Le Joker, lui, réhabilite après Nietzche, la notion de désordre, aussi indispensable à l’ordre que le Joker l’est à Batman ou que Ben Laden l’est à Bush. Ordre et désordre sont indissociables, contrairement à ce que la morale cherche à nous faire croire. Le Joker est l’illustration même de la théorie de l’instinct qui considère l’agressivité comme une pulsion innée au même titre que la soif, la faim et le désir sexuel. Personnage freudien, il trouve en Batman un exutoire à son agressivité démesurée. Il libère celle-ci en frappant sur un adversaire à sa mesure, en assassinant les symboles du pouvoir, en terrorisant la population. Il n’est motivé ni par l’argent, ni par le pouvoir, ni par le sexe, mais par la seule libération de ses pulsions destructrices. Sorte de Ben Laden clownesque, artisan du chaos, il est incontrôlable, ce qui le rend encore plus terrifiant.
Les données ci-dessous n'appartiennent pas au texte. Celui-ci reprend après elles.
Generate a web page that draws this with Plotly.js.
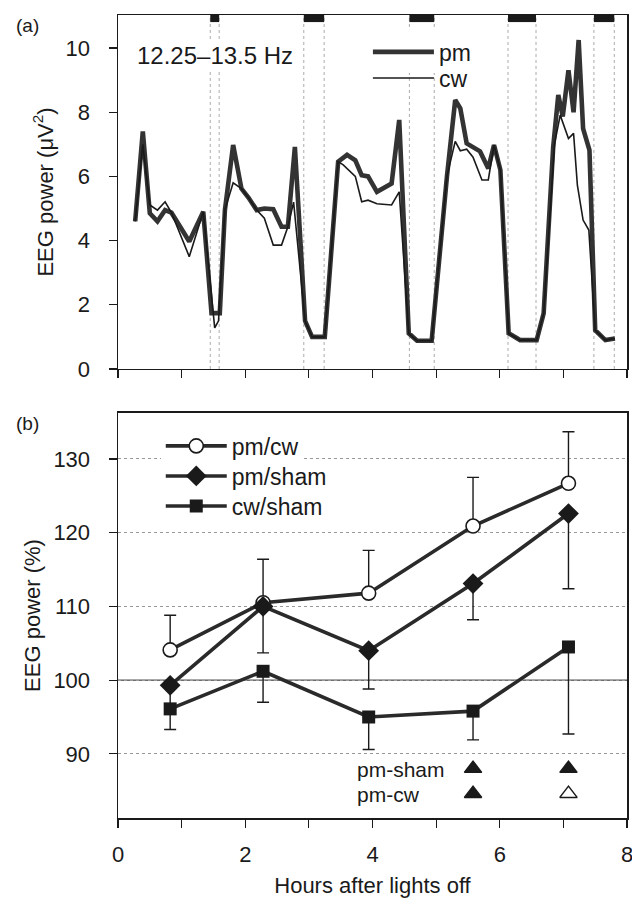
<!DOCTYPE html>
<html><head><meta charset="utf-8">
<script src="https://cdn.plot.ly/plotly-3.0.1.min.js"></script>
<style>html,body{margin:0;padding:0;background:#fff}#chart{width:632px;height:898px}</style>
</head><body><div id="chart"></div>
<script>
// ---- Panel (a): time course, 12.25–13.5 Hz ----
const hoursPM = [0.27,0.39,0.50,0.62,0.74,0.84,1.12,1.24,1.34,1.47,1.60,1.68,1.81,1.94,2.05,2.18,2.30,2.44,2.57,2.67,2.78,2.94,3.05,3.25,3.39,3.46,3.60,3.73,3.83,3.93,4.07,4.30,4.42,4.57,4.70,4.93,5.17,5.30,5.38,5.48,5.69,5.82,5.91,6.01,6.14,6.32,6.58,6.69,6.84,6.92,6.99,7.08,7.16,7.24,7.31,7.41,7.50,7.66,7.81];
const pm = [4.6,7.4,4.85,4.6,4.95,4.87,3.97,4.5,4.9,1.74,1.74,4.95,6.98,5.62,5.34,4.95,5.0,4.98,4.43,4.43,6.92,1.5,1.0,1.0,4.85,6.46,6.67,6.5,6.04,6.0,5.52,5.78,7.76,1.11,0.88,0.88,6.0,8.38,8.12,7.03,6.78,6.25,6.98,6.2,1.11,0.9,0.9,1.73,6.92,8.54,7.87,9.31,8.0,10.25,7.49,6.82,1.21,0.9,0.95];
const hoursCW = [0.27,0.39,0.50,0.62,0.74,0.84,1.12,1.24,1.34,1.52,1.58,1.68,1.81,1.94,2.05,2.18,2.30,2.44,2.57,2.67,2.76,2.94,3.05,3.25,3.39,3.46,3.54,3.73,3.83,3.93,4.07,4.30,4.42,4.57,4.70,4.93,5.17,5.30,5.38,5.48,5.58,5.72,5.82,5.91,6.01,6.14,6.32,6.58,6.69,6.86,6.95,7.08,7.16,7.22,7.31,7.40,7.50,7.66,7.81];
const cw = [4.6,7.0,5.11,4.95,5.21,4.87,3.5,4.3,4.9,1.28,1.5,4.95,5.8,5.62,5.34,4.95,4.7,3.86,3.86,4.43,5.2,1.5,1.0,1.0,4.85,6.46,6.36,6.0,5.21,5.26,5.15,5.11,5.52,1.11,0.88,0.88,6.0,7.09,6.8,6.85,6.6,5.89,5.89,6.98,6.2,1.11,0.9,0.9,1.73,7.0,7.91,7.18,7.34,5.73,4.64,4.33,1.21,0.9,0.95];
const remStart = [1.45,2.92,4.58,6.13,7.48];
const remEnd   = [1.59,3.24,4.97,6.57,7.80];

// ---- Panel (b): relative power ----
const hoursB = [0.82,2.28,3.94,5.58,7.08];
const pmCw = [104.1,110.5,111.8,120.9,126.7];
const pmCwErr = [4.7,5.9,5.8,6.6,7.0];
const pmSham = [99.3,110.0,104.0,113.1,122.6];
const pmShamErr = [3.0,6.3,5.2,4.9,10.2];
const cwSham = [96.1,101.2,95.0,95.8,104.5];
const cwShamErr = [2.8,4.2,4.4,3.9,11.8];
const sigHours = [5.58,7.08];
const sigPmShamSymbols = ['triangle-up','triangle-up'];
const sigPmCwSymbols = ['triangle-up','triangle-up-open'];
const sigRowLabels = ['pm-sham','pm-cw'];
const sigRowY = [88.0,84.6];

const FONT = 'Liberation Sans, Arial, sans-serif';
const INK = '#1a1a1a';
const zeros = a => a.map(() => 0);

const traces = [
  {x:hoursPM, y:pm, name:'pm', mode:'lines', line:{color:'#333', width:4.6}, xaxis:'x', yaxis:'y', legend:'legend'},
  {x:hoursCW, y:cw, name:'cw', mode:'lines', line:{color:INK, width:1.6}, xaxis:'x', yaxis:'y', legend:'legend2'},
  {x:hoursB, y:pmCw, name:'pm/cw', mode:'lines+markers', line:{color:'#2a2a2a', width:3.6},
   marker:{symbol:'circle', size:14, color:'#fff', line:{color:INK, width:1.6}},
   error_y:{type:'data', symmetric:false, array:pmCwErr, arrayminus:zeros(pmCwErr), color:INK, thickness:1.4, width:6},
   xaxis:'x2', yaxis:'y2', legend:'legend3'},
  {x:hoursB, y:pmSham, name:'pm/sham', mode:'lines+markers', line:{color:'#2a2a2a', width:3.6},
   marker:{symbol:'diamond', size:16, color:INK},
   error_y:{type:'data', symmetric:false, array:zeros(pmShamErr), arrayminus:pmShamErr, color:INK, thickness:1.4, width:6},
   xaxis:'x2', yaxis:'y2', legend:'legend4'},
  {x:hoursB, y:cwSham, name:'cw/sham', mode:'lines+markers', line:{color:'#2a2a2a', width:3.6},
   marker:{symbol:'square', size:13, color:INK},
   error_y:{type:'data', symmetric:false, array:zeros(cwShamErr), arrayminus:cwShamErr, color:INK, thickness:1.4, width:6},
   xaxis:'x2', yaxis:'y2', legend:'legend5'},
  {x:sigHours, y:sigHours.map(()=>sigRowY[0]), mode:'markers', showlegend:false,
   marker:{symbol:sigPmShamSymbols, size:15, color:INK, line:{color:INK, width:1.5}}, xaxis:'x2', yaxis:'y2'},
  {x:sigHours, y:sigHours.map(()=>sigRowY[1]), mode:'markers', showlegend:false,
   marker:{symbol:sigPmCwSymbols, size:15, color:INK, line:{color:INK, width:1.5}}, xaxis:'x2', yaxis:'y2'}
];

const shapes = [];
remStart.concat(remEnd).forEach(v => shapes.push({type:'line', xref:'x', yref:'y domain', x0:v, x1:v, y0:0, y1:1,
  line:{color:'#aaa', width:1, dash:'dot'}, layer:'below'}));
remStart.forEach((s,i) => shapes.push({type:'rect', xref:'x', yref:'y domain', x0:s, x1:remEnd[i], y0:0.98, y1:1,
  fillcolor:INK, line:{width:0}}));
shapes.push({type:'line', xref:'x2 domain', yref:'y2', x0:0, x1:1, y0:100, y1:100, line:{color:INK, width:1}, layer:'below'});

const axisCommon = {showline:true, linecolor:INK, linewidth:1.5, mirror:true, ticks:'outside', ticklen:8, tickwidth:1.2,
  tickcolor:INK, zeroline:false, tickfont:{family:FONT, size:22, color:INK}};
const legFont = {family:FONT, size:23, color:INK};
const mkLegend = (xp, yp, bg) => ({x:xp, y:yp, xanchor:'left', yanchor:'middle', bgcolor:bg, borderwidth:0,
  font:legFont, itemwidth:61});

const layout = {
  width:632, height:898, paper_bgcolor:'#fff', plot_bgcolor:'#fff',
  margin:{l:118, r:5, t:15, b:80},
  font:{family:FONT, color:INK},
  showlegend:true,
  xaxis:Object.assign({}, axisCommon, {domain:[0,1], anchor:'y', range:[0,8], tickvals:[0,1,2,3,4,5,6,7,8], showticklabels:false, showgrid:false}),
  yaxis:Object.assign({}, axisCommon, {domain:[0.5592,1], anchor:'x', range:[0,11.03], tickvals:[0,2,4,6,8,10], showgrid:false,
    ticklabelstandoff:14,
    title:{text:'EEG power (μV<sup>2</sup>)', font:{family:FONT, size:22, color:INK}, standoff:6}}),
  xaxis2:Object.assign({}, axisCommon, {domain:[0,1], anchor:'y2', range:[0,8], tickvals:[0,2,4,6,8],
    ticktext:['0','2','4','6','8'], ticklabeloverflow:'allow', showgrid:false, ticklabelstandoff:8,
    minor:{tickvals:[1,3,5,7], ticks:'outside', ticklen:8, tickwidth:1.2, tickcolor:INK, showgrid:false},
    title:{text:'Hours after lights off', font:{family:FONT, size:22, color:INK}, standoff:14}}),
  yaxis2:Object.assign({}, axisCommon, {domain:[0,0.5044], anchor:'x2', range:[81.3,136.24], tickvals:[90,100,110,120,130],
    showgrid:true, gridcolor:'#999', griddash:'dot', gridwidth:1, ticklabelstandoff:14,
    title:{text:'EEG power (%)', font:{family:FONT, size:22, color:INK}, standoff:6}}),
  legend:mkLegend(0.491, 0.954, '#fff'),
  legend2:mkLegend(0.491, 0.9215, 'rgba(0,0,0,0)'),
  legend3:mkLegend(0.084, 0.4633, '#fff'),
  legend4:mkLegend(0.084, 0.4259, 'rgba(0,0,0,0)'),
  legend5:mkLegend(0.084, 0.3885, 'rgba(0,0,0,0)'),
  shapes:shapes,
  annotations:[
    {text:'12.25–13.5 Hz', xref:'paper', yref:'paper', x:0.033, y:0.950, xanchor:'left', yanchor:'middle', showarrow:false,
     bgcolor:'#fff', font:{family:FONT, size:24, color:INK}},
    {text:'(a)', xref:'paper', yref:'paper', x:-0.205, y:0.9875, xanchor:'left', yanchor:'middle', showarrow:false,
     font:{family:FONT, size:19, color:INK}},
    {text:'(b)', xref:'paper', yref:'paper', x:-0.205, y:0.4907, xanchor:'left', yanchor:'middle', showarrow:false,
     font:{family:FONT, size:19, color:INK}}
  ].concat(sigRowLabels.map((t,i) => ({text:t, xref:'x2', yref:'y2', x:3.73, y:sigRowY[i], xanchor:'left', yanchor:'middle',
     showarrow:false, height:24, font:{family:FONT, size:21, color:INK}})))
};

Plotly.newPlot('chart', traces, layout, {displayModeBar:false, staticPlot:true});
</script>
</body></html>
L’interprétation qu’en fait Heath Ledger est prodigieuse. Il est habité par le Joker, crasseux, mégalo, mytho, psychotique. Il suffit de le regarder dans la scène où, déguisé en infirmière, il fait sauter un hôpital. A ce moment-là, Ledger ne joue pas un fou. Il « est » fou. L’acteur s’est cloitré pendant le tournage pour s’approcher au plus près de son personnage. Est-ce cela qui l’a conduit à la mort ? A-t-il réellement basculé à l’instar d’un personnage de Nolan ? En tout cas, son visage entaillé et peinturluré restera gravé longtemps dans nos mémoires.
Personnellement, je lui donne l’oscar posthume.
Pile-ou-Face symbolise la théorie du hasard. Avant de basculer du côté de la force obscure, il était Harvey Dent, procureur intègre, chevalier blanc combattant pour la justice. Il utilisait une pièce de monnaie à double face pour créer sa propre chance et maîtriser le destin. Mais après avoir été défiguré, il réalisera qu’une face de sa pièce a été brûlée comme son visage, rendant ainsi les deux côtés différentiables. Il continuera à l’utiliser en s’en remettant désormais au hasard, intimement lié à l’instabilité et à l’imprédictibilité. En ce sens, sa théorie du hasard rejoint celle du chaos défendue par le Joker. Aaron Eckhart était l’acteur idéal pour exprimer toute l’ambigüité de ce personnage schizophrène.
Au milieu de ces personnages fêlés, à la fois humains et mythiques, l’inspecteur de police Jim Gordon, honnête et besogneux, joué avec la précision d’un orfèvre par un Gary Oldman lui aussi méconnaissable, est la dernière branche non pourrie auquel le monde civilisé se raccroche pour ne pas sombrer dans le chaos.
Le casting n’a prévu qu’une seule femme, Rachel. Malheureusement, c’est la petite tache qui empêche « The Dark Knight » d’être un film parfait. Car non seulement ce personnage féminin est inconsistant, mais il est incarné par Maggie Gyllenhaal, encore plus tarte que l’était Kathie Holmes dans « Batman Begins », alors qu’elle est censée faire fondre Batman, Harvey Dent et au moins quelques spectateurs. Décidément, Christopher Nolan est moins doué que Reny Harlin ou Paul Verhoeven pour faire vivre des personnages féminins.
On pourrait longtemps disserter sur « The Dark Knight », parler du formidable savoir faire narratif de Christopher Nolan et de son frère qui a coécrit le scénario, multipliant les points de vue, enchevêtrant les intrigues complexes, les faux-semblants et les rebondissements. On pourrait glorifier la musique de Hans Zimmer et James Newton Howard qui se sont mis à deux talents et quatre mains pour illustrer le film musicalement. On pourrait longtemps parler du génie visuel de Christopher Nolan, qui a de loin réalisé le meilleur film de 2008, déjà mythique. Chaque scène y est novatrice, que ce soit la manière dont le Joker fait disparaître un crayon, dont un gigantesque semi-remorque effectue un looping en pleine rue, dont Batman chevauche sa moto avec la cape flottant au vent ou dont Morgan Freeman dissuade, en une tirade, un petit comptable de jouer les maitres-chanteurs.
Diamant noir presque pur auquel il ne manque qu’un peu de féminité (aussi nécessaire que le yin l’est au yang), « The Dark Knight » hisse définitivement Christopher Nolan au rang des grands démiurges du septième art tels que Stanley Kubrick ou David Fincher, capables de nous offrir une vision passionnante du monde et de son humanité tout en nous en livrant les clefs.